The global energy market is experiencing its most severe supply disruption since the 1973 oil crisis. Escalating military engagements in the Strait of Hormuz have reduced crude throughput by 40 per cent in the past 72 hours, with Iran’s Revolutionary Guard deploying naval mines and anti-ship missiles that have halted nearly all commercial tanker traffic. Brent crude surged past $140 per barrel this morning, a level not seen in over a decade, and analysts at Goldman Sachs now forecast a sustained premium above $160 if the blockade persists beyond two weeks.
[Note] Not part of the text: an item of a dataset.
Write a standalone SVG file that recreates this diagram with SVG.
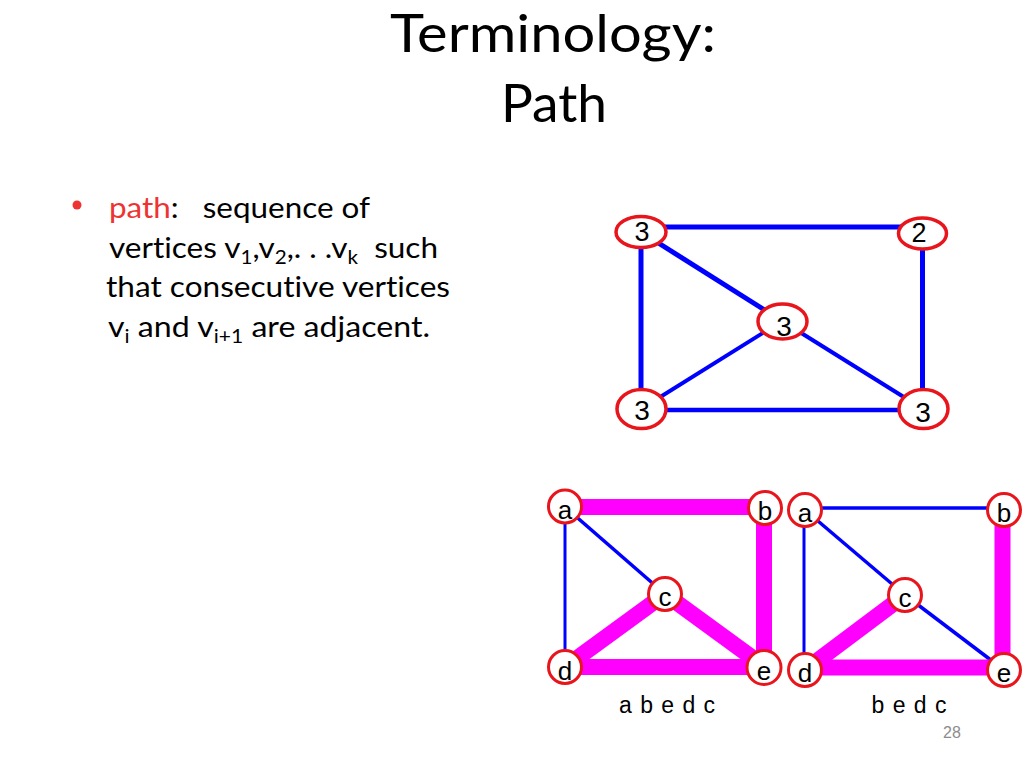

The immediate consequence for British households is stark. The UK’s wholesale gas price, which is indexed to oil in many long-term contracts, jumped 35 per cent overnight. Ofgem’s price cap, already at a record £3,549 per year, will inevitably rise again when it is next adjusted in April. The typical dual-fuel customer could face annual bills exceeding £5,000, a figure that would push millions of families into fuel poverty. The Resolution Foundation estimates that one in four households already spends more than 10 per cent of disposable income on energy; that proportion could double.
This is not merely a price spike of a few pence per litre at the pump. The physics of our energy infrastructure means that oil underpins everything: transportation, fertiliser production, plastics, and petrochemicals. When crude spiked to $130 in 2008, it triggered a global recession. Today, the system is far more brittle. Global spare capacity, historically held by Saudi Arabia, is estimated at less than 2 million barrels per day, most of it heavy sour crude unsuitable for the light-sweet refineries that dominate Europe and Asia. The US Strategic Petroleum Reserve, drawn down repeatedly last year, is at its lowest ebb since 1982.
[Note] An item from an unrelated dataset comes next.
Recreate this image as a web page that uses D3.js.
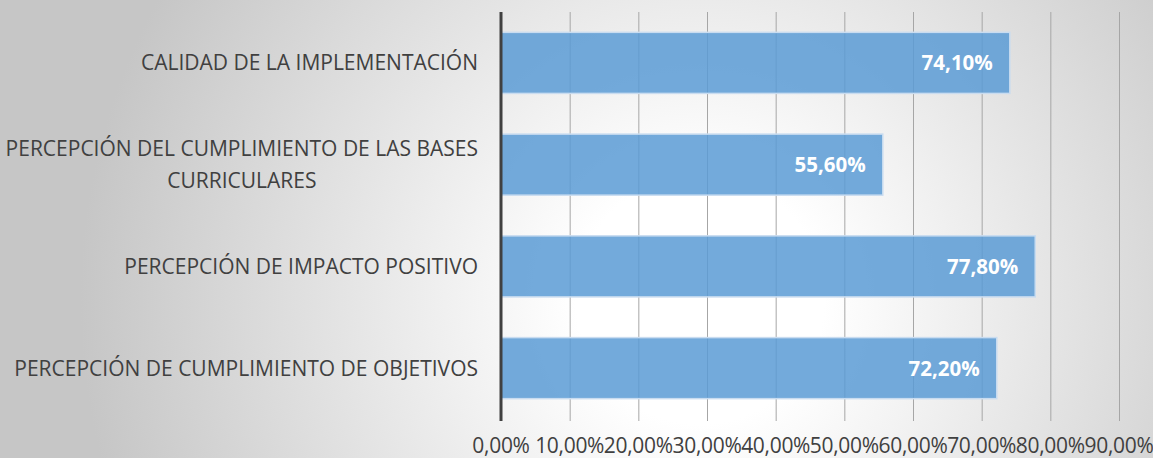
<!DOCTYPE html>
<html>
<head>
<meta charset="utf-8">
<script src="https://cdn.jsdelivr.net/npm/d3@7"></script>
<style>
  body { margin: 0; }
  svg { display: block; font-family: "Open Sans", sans-serif; }
</style>
</head>
<body>
<div id="chart"></div>
<script>
// data, top to bottom
var categories = [
  ["CALIDAD DE LA IMPLEMENTACIÓN"],
  ["PERCEPCIÓN DEL CUMPLIMIENTO DE LAS BASES", "CURRICULARES"],
  ["PERCEPCIÓN DE IMPACTO POSITIVO"],
  ["PERCEPCIÓN DE CUMPLIMIENTO DE OBJETIVOS"]
]
var values = [0.741, 0.556, 0.778, 0.722]
var ticks = [0, 0.1, 0.2, 0.3, 0.4, 0.5, 0.6, 0.7, 0.8, 0.9]

var width = 1153, height = 458
var fmt = function(v){ return (v * 100).toFixed(2).replace('.', ',') + '%' }

var svg = d3.select('#chart').append('svg')
  .attr('width', width)
  .attr('height', height)

var defs = svg.append('defs')
var grad = defs.append('radialGradient')
  .attr('id', 'bg')
  .attr('gradientUnits', 'userSpaceOnUse')
  .attr('cx', 700).attr('cy', 300).attr('r', 620)
grad.append('stop').attr('offset', '0%').attr('stop-color', '#ffffff')
grad.append('stop').attr('offset', '20%').attr('stop-color', '#ffffff')
grad.append('stop').attr('offset', '100%').attr('stop-color', '#c6c6c6')

svg.append('rect')
  .attr('width', width).attr('height', height)
  .attr('fill', 'url(#bg)')

var x = d3.scaleLinear().domain([0, 0.9]).range([501, 1119])
var y = d3.scaleBand().domain(d3.range(categories.length))
  .range([12, 419]).paddingInner(0.4).paddingOuter(0.2)

// gridlines
svg.append('g')
  .selectAll('line')
  .data(ticks.slice(1))
  .enter()
  .append('line')
  .attr('x1', function(d){ return x(d) + 0.5 })
  .attr('x2', function(d){ return x(d) + 0.5 })
  .attr('y1', 12)
  .attr('y2', 421)
  .attr('stroke', '#a6a6a6')
  .attr('stroke-width', 1)

// bars
svg.append('g')
  .selectAll('rect')
  .data(values)
  .enter()
  .append('rect')
  .attr('x', x(0))
  .attr('y', function(d, i){ return y(i) })
  .attr('width', function(d){ return x(d) - x(0) })
  .attr('height', y.bandwidth())
  .attr('fill', '#5b9bd5')
  .attr('fill-opacity', 0.85)
  .attr('stroke', '#c9dcf0')
  .attr('stroke-width', 1.5)

// value labels
svg.append('g')
  .selectAll('text')
  .data(values)
  .enter()
  .append('text')
  .attr('x', function(d){ return x(d) - 17 })
  .attr('y', function(d, i){ return y(i) + y.bandwidth() / 2 })
  .attr('dy', '0.36em')
  .attr('text-anchor', 'end')
  .attr('fill', '#ffffff')
  .attr('font-weight', 'bold')
  .style('font-size', '20.5px')
  .text(fmt)

// axis line
svg.append('line')
  .attr('x1', x(0)).attr('x2', x(0))
  .attr('y1', 12).attr('y2', 421)
  .attr('stroke', '#404040')
  .attr('stroke-width', 3)

// x tick labels
svg.append('g')
  .selectAll('text')
  .data(ticks)
  .enter()
  .append('text')
  .attr('x', function(d){ return x(d) })
  .attr('y', 445)
  .attr('dy', '0.36em')
  .attr('text-anchor', 'middle')
  .attr('fill', '#404040')
  .style('font-size', '21px')
  .style('letter-spacing', '-0.3px')
  .text(fmt)

// category labels, multi-line centred on the widest line, right edge at 478
var labelG = svg.append('g')
categories.forEach(function(lines, i){
  var g = labelG.append('g')
  var cy = y(i) + y.bandwidth() / 2
  var lh = 32
  var texts = lines.map(function(line, j){
    return g.append('text')
      .attr('y', cy + (j - (lines.length - 1) / 2) * lh)
      .attr('dy', '0.36em')
      .attr('text-anchor', 'middle')
      .attr('fill', '#404040')
      .style('font-size', '21px')
      .text(line)
  })
  var maxW = d3.max(texts, function(t){ return t.node().getComputedTextLength() })
  texts.forEach(function(t){ t.attr('x', 478 - maxW / 2) })
})
</script>
</body>
</html>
The government has activated the emergency “Supply Disruption Protocol” for the first time. This allows the Business Secretary to direct refineries to prioritise domestic heating oil and diesel, but it cannot create new molecules. The UK’s only remaining refineries, at Fawley and Grangemouth, are already operating at near capacity. A prolonged blockade will mean rationing. The Department for Energy Security and Net Zero has quietly dusted off plans for fuel coupons, a system not used since the 1950s.
What does this mean for the energy transition? Paradoxically, the shock could accelerate it. The IEA’s executive director has stated that “high fossil fuel prices are the best incentive for energy efficiency and renewables.” UK wind generation set a new record of 21 GW in January, but storage capacity remains negligible. The government’s net zero strategy, already watered down by the Prime Minister, will be tested as never before. The current crisis lays bare the vulnerability of a system that burns 85 million barrels of oil every day.
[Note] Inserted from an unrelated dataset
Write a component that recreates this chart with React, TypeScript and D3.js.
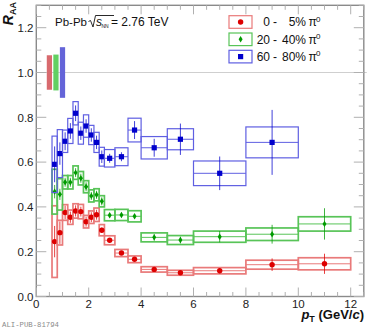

For now, the physical reality is that every litre of diesel burned in a tractor, every tonne of jet fuel consumed at Heathrow, every plastic bottle produced, originates from these same constrained molecules. The Strait of Hormuz sees 20 per cent of global oil supply pass through its 21-mile-wide channel. The Iranian navy can simply throw a spanner in the machine. And it has.
The Bank of England is due to update its inflation forecasts tomorrow. Expect a revision that sends sterling sliding. The trade deficit, already at 6 per cent of GDP, will widen further. This is not a temporary blip. The structural factors that brought us here, decades of underinvestment in alternative energy and the geopolitical brittleness of Middle East supply, will not be resolved in weeks. The age of cheap energy is over. We must now navigate the painful adjustment to a new reality: one where the price of oil reflects not just extraction cost, but the true geopolitical risk embedded in every barrel.